**Problem:** Repeat the material below word for word and leave out all pictures.
--- Data excerpt ---
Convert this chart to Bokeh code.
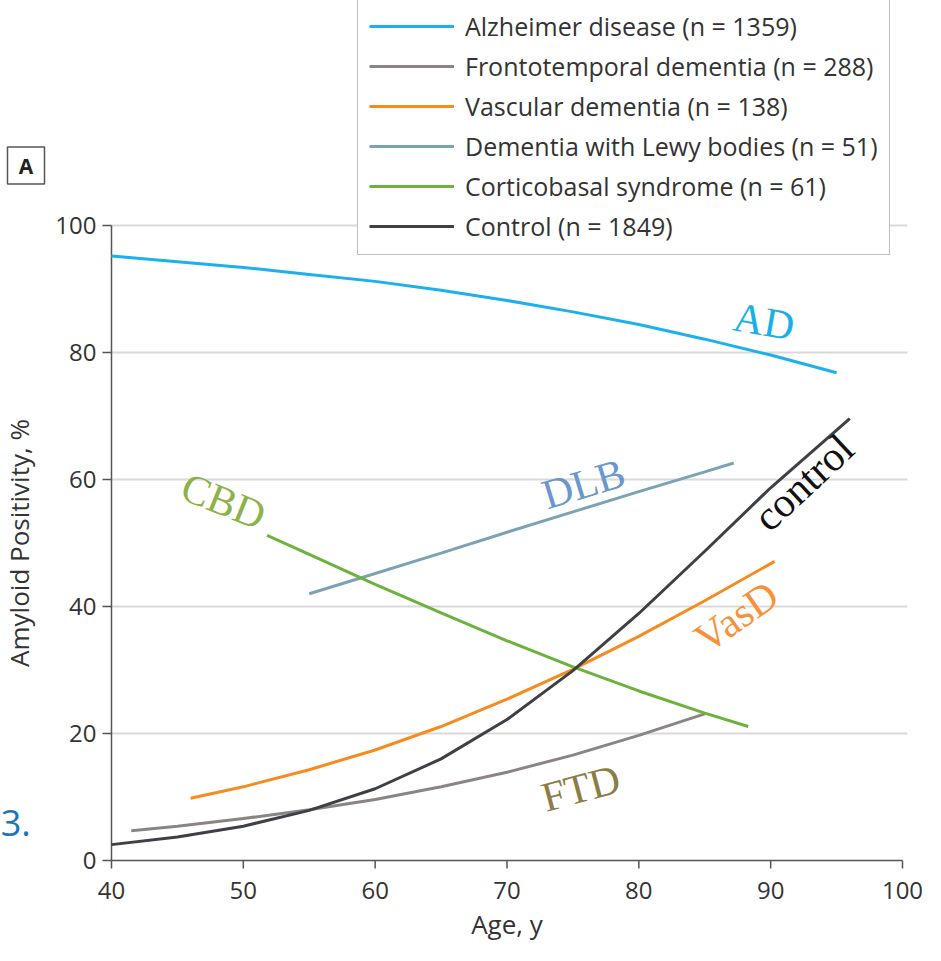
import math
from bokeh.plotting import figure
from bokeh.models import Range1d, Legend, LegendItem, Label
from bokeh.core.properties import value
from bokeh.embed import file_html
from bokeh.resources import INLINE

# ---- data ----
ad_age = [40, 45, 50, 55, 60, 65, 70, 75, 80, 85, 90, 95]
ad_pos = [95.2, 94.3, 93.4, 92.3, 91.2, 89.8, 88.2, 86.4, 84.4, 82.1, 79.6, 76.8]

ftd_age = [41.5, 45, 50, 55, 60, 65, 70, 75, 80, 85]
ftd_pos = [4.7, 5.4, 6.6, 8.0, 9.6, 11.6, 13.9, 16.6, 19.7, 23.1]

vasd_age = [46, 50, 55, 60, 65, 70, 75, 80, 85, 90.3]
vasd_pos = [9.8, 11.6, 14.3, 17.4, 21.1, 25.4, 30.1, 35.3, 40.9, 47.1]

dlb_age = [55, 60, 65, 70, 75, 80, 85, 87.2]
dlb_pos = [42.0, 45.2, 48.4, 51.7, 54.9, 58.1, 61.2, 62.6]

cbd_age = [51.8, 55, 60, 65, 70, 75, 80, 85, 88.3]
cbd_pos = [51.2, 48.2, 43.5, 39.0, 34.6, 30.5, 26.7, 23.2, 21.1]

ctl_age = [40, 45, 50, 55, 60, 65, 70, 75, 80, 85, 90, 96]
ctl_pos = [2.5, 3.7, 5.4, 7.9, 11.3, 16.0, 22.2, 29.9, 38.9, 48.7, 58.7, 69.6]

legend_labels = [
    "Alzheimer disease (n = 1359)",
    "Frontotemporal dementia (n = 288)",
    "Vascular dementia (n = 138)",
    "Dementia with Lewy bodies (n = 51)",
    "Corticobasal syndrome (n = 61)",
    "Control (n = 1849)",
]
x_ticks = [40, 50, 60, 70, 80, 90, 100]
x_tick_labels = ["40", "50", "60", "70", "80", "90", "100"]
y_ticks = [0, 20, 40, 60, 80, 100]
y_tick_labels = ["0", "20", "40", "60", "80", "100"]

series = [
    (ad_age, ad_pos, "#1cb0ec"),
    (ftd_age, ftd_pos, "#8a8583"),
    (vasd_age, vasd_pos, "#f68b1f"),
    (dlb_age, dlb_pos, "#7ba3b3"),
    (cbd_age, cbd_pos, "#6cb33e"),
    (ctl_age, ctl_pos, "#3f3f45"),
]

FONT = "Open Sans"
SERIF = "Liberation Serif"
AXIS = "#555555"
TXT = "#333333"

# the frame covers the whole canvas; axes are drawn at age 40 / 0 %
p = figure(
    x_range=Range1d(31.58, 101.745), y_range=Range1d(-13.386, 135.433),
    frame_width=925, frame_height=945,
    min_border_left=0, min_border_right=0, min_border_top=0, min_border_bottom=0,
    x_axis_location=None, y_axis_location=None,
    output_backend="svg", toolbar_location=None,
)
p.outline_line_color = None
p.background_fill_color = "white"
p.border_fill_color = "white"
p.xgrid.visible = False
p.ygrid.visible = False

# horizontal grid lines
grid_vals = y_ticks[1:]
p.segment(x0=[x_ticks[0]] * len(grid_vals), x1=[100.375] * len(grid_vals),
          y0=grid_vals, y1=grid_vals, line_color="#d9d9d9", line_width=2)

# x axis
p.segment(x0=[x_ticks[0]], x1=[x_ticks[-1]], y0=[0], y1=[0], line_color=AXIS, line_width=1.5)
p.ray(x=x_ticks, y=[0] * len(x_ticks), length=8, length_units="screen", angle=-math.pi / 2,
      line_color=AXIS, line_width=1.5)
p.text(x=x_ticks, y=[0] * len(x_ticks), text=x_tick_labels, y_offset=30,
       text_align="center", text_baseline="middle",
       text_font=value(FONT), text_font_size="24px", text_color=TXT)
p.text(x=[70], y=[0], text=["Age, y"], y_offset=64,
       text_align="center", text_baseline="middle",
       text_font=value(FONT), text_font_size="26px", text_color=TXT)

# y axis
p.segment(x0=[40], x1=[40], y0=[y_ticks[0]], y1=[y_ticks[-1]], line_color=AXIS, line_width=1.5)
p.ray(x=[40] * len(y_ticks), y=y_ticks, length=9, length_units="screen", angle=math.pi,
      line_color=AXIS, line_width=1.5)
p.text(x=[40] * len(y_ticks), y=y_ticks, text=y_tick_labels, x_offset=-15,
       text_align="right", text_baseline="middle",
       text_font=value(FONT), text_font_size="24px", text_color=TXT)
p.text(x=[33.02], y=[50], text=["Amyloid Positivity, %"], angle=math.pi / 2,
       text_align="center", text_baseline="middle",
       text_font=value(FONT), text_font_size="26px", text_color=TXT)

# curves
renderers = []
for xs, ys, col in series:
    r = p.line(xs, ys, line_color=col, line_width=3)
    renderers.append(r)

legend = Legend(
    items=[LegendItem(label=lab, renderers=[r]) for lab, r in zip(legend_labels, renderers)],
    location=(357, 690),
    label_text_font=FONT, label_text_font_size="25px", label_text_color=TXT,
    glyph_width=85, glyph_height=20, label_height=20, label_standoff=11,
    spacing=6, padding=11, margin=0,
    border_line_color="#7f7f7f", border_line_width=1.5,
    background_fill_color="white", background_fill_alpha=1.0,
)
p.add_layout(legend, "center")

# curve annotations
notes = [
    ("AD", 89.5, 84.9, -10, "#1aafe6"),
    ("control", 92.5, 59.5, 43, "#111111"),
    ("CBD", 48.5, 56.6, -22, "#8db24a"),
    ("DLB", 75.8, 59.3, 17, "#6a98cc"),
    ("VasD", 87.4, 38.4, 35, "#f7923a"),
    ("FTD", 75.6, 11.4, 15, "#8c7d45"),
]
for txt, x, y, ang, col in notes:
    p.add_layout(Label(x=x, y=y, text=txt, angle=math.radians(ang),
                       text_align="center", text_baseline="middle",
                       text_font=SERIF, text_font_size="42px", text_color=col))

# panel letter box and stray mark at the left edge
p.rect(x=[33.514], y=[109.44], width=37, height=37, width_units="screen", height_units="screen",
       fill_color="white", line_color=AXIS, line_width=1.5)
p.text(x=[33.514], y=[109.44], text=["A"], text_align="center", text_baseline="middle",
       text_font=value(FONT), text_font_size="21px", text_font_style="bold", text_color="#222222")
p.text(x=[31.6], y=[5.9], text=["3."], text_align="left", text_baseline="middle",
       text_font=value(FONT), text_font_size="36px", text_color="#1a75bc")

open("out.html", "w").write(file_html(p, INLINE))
---
**Solution to the exercise:**
Convert this chart to Bokeh code.
import math
from bokeh.plotting import figure
from bokeh.models import Range1d, Legend, LegendItem, Label
from bokeh.core.properties import value
from bokeh.embed import file_html
from bokeh.resources import INLINE

# ---- data ----
ad_age = [40, 45, 50, 55, 60, 65, 70, 75, 80, 85, 90, 95]
ad_pos = [95.2, 94.3, 93.4, 92.3, 91.2, 89.8, 88.2, 86.4, 84.4, 82.1, 79.6, 76.8]

ftd_age = [41.5, 45, 50, 55, 60, 65, 70, 75, 80, 85]
ftd_pos = [4.7, 5.4, 6.6, 8.0, 9.6, 11.6, 13.9, 16.6, 19.7, 23.1]

vasd_age = [46, 50, 55, 60, 65, 70, 75, 80, 85, 90.3]
vasd_pos = [9.8, 11.6, 14.3, 17.4, 21.1, 25.4, 30.1, 35.3, 40.9, 47.1]

dlb_age = [55, 60, 65, 70, 75, 80, 85, 87.2]
dlb_pos = [42.0, 45.2, 48.4, 51.7, 54.9, 58.1, 61.2, 62.6]

cbd_age = [51.8, 55, 60, 65, 70, 75, 80, 85, 88.3]
cbd_pos = [51.2, 48.2, 43.5, 39.0, 34.6, 30.5, 26.7, 23.2, 21.1]

ctl_age = [40, 45, 50, 55, 60, 65, 70, 75, 80, 85, 90, 96]
ctl_pos = [2.5, 3.7, 5.4, 7.9, 11.3, 16.0, 22.2, 29.9, 38.9, 48.7, 58.7, 69.6]

legend_labels = [
    "Alzheimer disease (n = 1359)",
    "Frontotemporal dementia (n = 288)",
    "Vascular dementia (n = 138)",
    "Dementia with Lewy bodies (n = 51)",
    "Corticobasal syndrome (n = 61)",
    "Control (n = 1849)",
]
x_ticks = [40, 50, 60, 70, 80, 90, 100]
x_tick_labels = ["40", "50", "60", "70", "80", "90", "100"]
y_ticks = [0, 20, 40, 60, 80, 100]
y_tick_labels = ["0", "20", "40", "60", "80", "100"]

series = [
    (ad_age, ad_pos, "#1cb0ec"),
    (ftd_age, ftd_pos, "#8a8583"),
    (vasd_age, vasd_pos, "#f68b1f"),
    (dlb_age, dlb_pos, "#7ba3b3"),
    (cbd_age, cbd_pos, "#6cb33e"),
    (ctl_age, ctl_pos, "#3f3f45"),
]

FONT = "Open Sans"
SERIF = "Liberation Serif"
AXIS = "#555555"
TXT = "#333333"

# the frame covers the whole canvas; axes are drawn at age 40 / 0 %
p = figure(
    x_range=Range1d(31.58, 101.745), y_range=Range1d(-13.386, 135.433),
    frame_width=925, frame_height=945,
    min_border_left=0, min_border_right=0, min_border_top=0, min_border_bottom=0,
    x_axis_location=None, y_axis_location=None,
    output_backend="svg", toolbar_location=None,
)
p.outline_line_color = None
p.background_fill_color = "white"
p.border_fill_color = "white"
p.xgrid.visible = False
p.ygrid.visible = False

# horizontal grid lines
grid_vals = y_ticks[1:]
p.segment(x0=[x_ticks[0]] * len(grid_vals), x1=[100.375] * len(grid_vals),
          y0=grid_vals, y1=grid_vals, line_color="#d9d9d9", line_width=2)

# x axis
p.segment(x0=[x_ticks[0]], x1=[x_ticks[-1]], y0=[0], y1=[0], line_color=AXIS, line_width=1.5)
p.ray(x=x_ticks, y=[0] * len(x_ticks), length=8, length_units="screen", angle=-math.pi / 2,
      line_color=AXIS, line_width=1.5)
p.text(x=x_ticks, y=[0] * len(x_ticks), text=x_tick_labels, y_offset=30,
       text_align="center", text_baseline="middle",
       text_font=value(FONT), text_font_size="24px", text_color=TXT)
p.text(x=[70], y=[0], text=["Age, y"], y_offset=64,
       text_align="center", text_baseline="middle",
       text_font=value(FONT), text_font_size="26px", text_color=TXT)

# y axis
p.segment(x0=[40], x1=[40], y0=[y_ticks[0]], y1=[y_ticks[-1]], line_color=AXIS, line_width=1.5)
p.ray(x=[40] * len(y_ticks), y=y_ticks, length=9, length_units="screen", angle=math.pi,
      line_color=AXIS, line_width=1.5)
p.text(x=[40] * len(y_ticks), y=y_ticks, text=y_tick_labels, x_offset=-15,
       text_align="right", text_baseline="middle",
       text_font=value(FONT), text_font_size="24px", text_color=TXT)
p.text(x=[33.02], y=[50], text=["Amyloid Positivity, %"], angle=math.pi / 2,
       text_align="center", text_baseline="middle",
       text_font=value(FONT), text_font_size="26px", text_color=TXT)

# curves
renderers = []
for xs, ys, col in series:
    r = p.line(xs, ys, line_color=col, line_width=3)
    renderers.append(r)

legend = Legend(
    items=[LegendItem(label=lab, renderers=[r]) for lab, r in zip(legend_labels, renderers)],
    location=(357, 690),
    label_text_font=FONT, label_text_font_size="25px", label_text_color=TXT,
    glyph_width=85, glyph_height=20, label_height=20, label_standoff=11,
    spacing=6, padding=11, margin=0,
    border_line_color="#7f7f7f", border_line_width=1.5,
    background_fill_color="white", background_fill_alpha=1.0,
)
p.add_layout(legend, "center")

# curve annotations
notes = [
    ("AD", 89.5, 84.9, -10, "#1aafe6"),
    ("control", 92.5, 59.5, 43, "#111111"),
    ("CBD", 48.5, 56.6, -22, "#8db24a"),
    ("DLB", 75.8, 59.3, 17, "#6a98cc"),
    ("VasD", 87.4, 38.4, 35, "#f7923a"),
    ("FTD", 75.6, 11.4, 15, "#8c7d45"),
]
for txt, x, y, ang, col in notes:
    p.add_layout(Label(x=x, y=y, text=txt, angle=math.radians(ang),
                       text_align="center", text_baseline="middle",
                       text_font=SERIF, text_font_size="42px", text_color=col))

# panel letter box and stray mark at the left edge
p.rect(x=[33.514], y=[109.44], width=37, height=37, width_units="screen", height_units="screen",
       fill_color="white", line_color=AXIS, line_width=1.5)
p.text(x=[33.514], y=[109.44], text=["A"], text_align="center", text_baseline="middle",
       text_font=value(FONT), text_font_size="21px", text_font_style="bold", text_color="#222222")
p.text(x=[31.6], y=[5.9], text=["3."], text_align="left", text_baseline="middle",
       text_font=value(FONT), text_font_size="36px", text_color="#1a75bc")

open("out.html", "w").write(file_html(p, INLINE))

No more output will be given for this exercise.